Consider the average recommended equity exposure level among a subset of short-term stock-market timers that I monitor on a daily basis. (This is what’s measured by my Hulbert Stock Newsletter Sentiment Index, or HSNSI.) This average currently stands at 30.1%, which means that the average timer now has 70% of his equity trading portfolio out of the market.
Just three weeks, ago, in contrast, the HSNSI stood at 65.9%. As you can see from the chart below, the HSNSI’s recent plunge rivals what happened during the February-March waterfall decline.

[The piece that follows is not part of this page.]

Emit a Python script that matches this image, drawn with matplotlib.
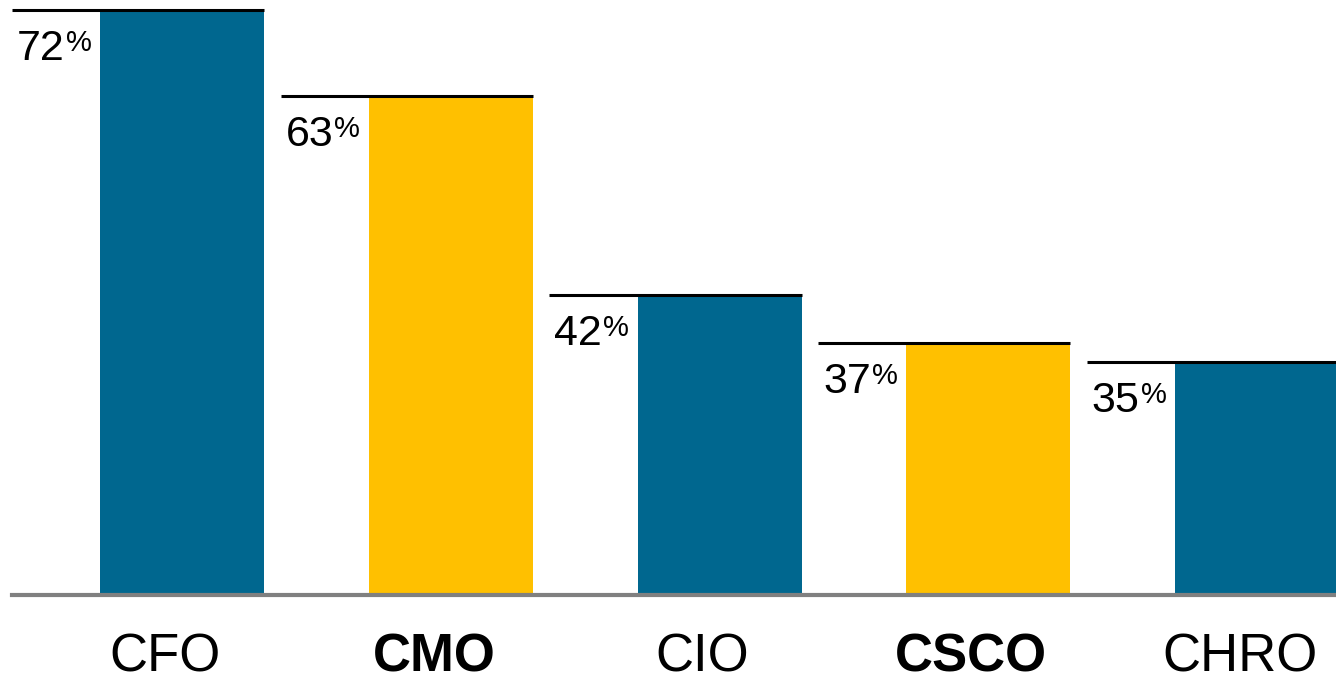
import matplotlib
matplotlib.use("Agg")
import matplotlib.pyplot as plt
import numpy as np

roles = ["CFO", "CMO", "CIO", "CSCO", "CHRO"]
values = [72, 63, 42, 37, 35]
highlight = [False, True, False, True, False]

BLUE = "#00678F"
YELLOW = "#FFC000"

plt.rcParams['font.family'] = ['Liberation Sans', 'DejaVu Sans']

fig = plt.figure(figsize=(13.36, 6.8), dpi=100)
ax = fig.add_axes([12 / 1336, 1 - 595 / 680, 1 - 12 / 1336, (595 - 10) / 680])

x = np.arange(len(roles))
colors = [YELLOW if h else BLUE for h in highlight]
ax.bar(x, values, width=0.61, bottom=0, color=colors, zorder=2)

ax.set_xlim(-0.633, 4.294)
ax.set_ylim(10.5, 72)
ax.axis("off")

# baseline
ax.axhline(10.5, color="#808080", lw=3, zorder=3, clip_on=False)

fig.canvas.draw()
r = fig.canvas.get_renderer()
for xi, v, h, name in zip(x, values, highlight, roles):
    # black line over the bar, extending left over the label
    ax.plot([xi - 0.633, xi + 0.305], [v, v], color="black", lw=2.2,
            zorder=4, solid_capstyle="butt", clip_on=False)
    t = ax.annotate(f"{v}", xy=(xi - 0.633, v), xytext=(5, -19),
                    textcoords="offset pixels", ha="left", va="top",
                    fontsize=31, color="black")
    bb = t.get_window_extent(r)
    ax.annotate("%", xy=(bb.x1, bb.y1), xycoords="figure pixels",
                xytext=(1, 0), textcoords="offset pixels",
                ha="left", va="top", fontsize=21, color="black")
    ax.annotate(name, xy=(xi, 10.5), xytext=(-17, -63),
                textcoords="offset pixels", ha="center", va="center",
                fontsize=38, fontweight="bold" if h else "normal",
                color="black", annotation_clip=False)

fig.savefig("out.png", dpi=100)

That’s amazing, since the market’s early September sell-off — scary as it was — is child’s play by comparison. In contrast to a 34% plunge in the earlier downturn, the S&P 500
from Sep. 2 to Sep. 8 lost less than 7%.
The market timers’ rapid retreat from the bullish bandwagon has been even more evident among those who focus on Nasdaq stocks. (As measured by my Hulbert Nasdaq Newsletter Sentiment Index, or HNNSI.) Their average exposure level is now precisely 11%, which means that the typical Nasdaq-focused timer is now almost completely out of the market.
These sentiment changes are encouraging, according to contrarian analysis, since the hallmark of a major market top is bullishness that is stubbornly adhered to in the face of a decline. That’s definitely not what we’re experiencing now.
For an example of what stubbornly-held bullishness does look like, consider sentiment at the top of the internet bubble in early 2000. The Nasdaq Composite Index
hit its all-time high on Mar. 10 of that year, and over the next six trading sessions dropped 13.2% on an intra-day basis. And yet the HNNSI over that week actually rose by more than 30 percentage points.
The contrast with today is stark. Then the market timing community treated the decline as a huge buying opportunity. During the market’s decline earlier this month, the timers fell over themselves getting out of stocks.
The usual qualifications apply, of course. Sentiment is not the only thing that makes the markets tick. Even when sentiment does provide an accurate forecast, it only provides insight into the market’s near-term direction — from a couple of weeks to a month or two at most.
Also keep in mind that, as we saw earlier this month, sentiment conditions can change quickly. But, so long as the market timers on balance remain lukewarm about the stock market, sentiment for the next few weeks favors higher prices.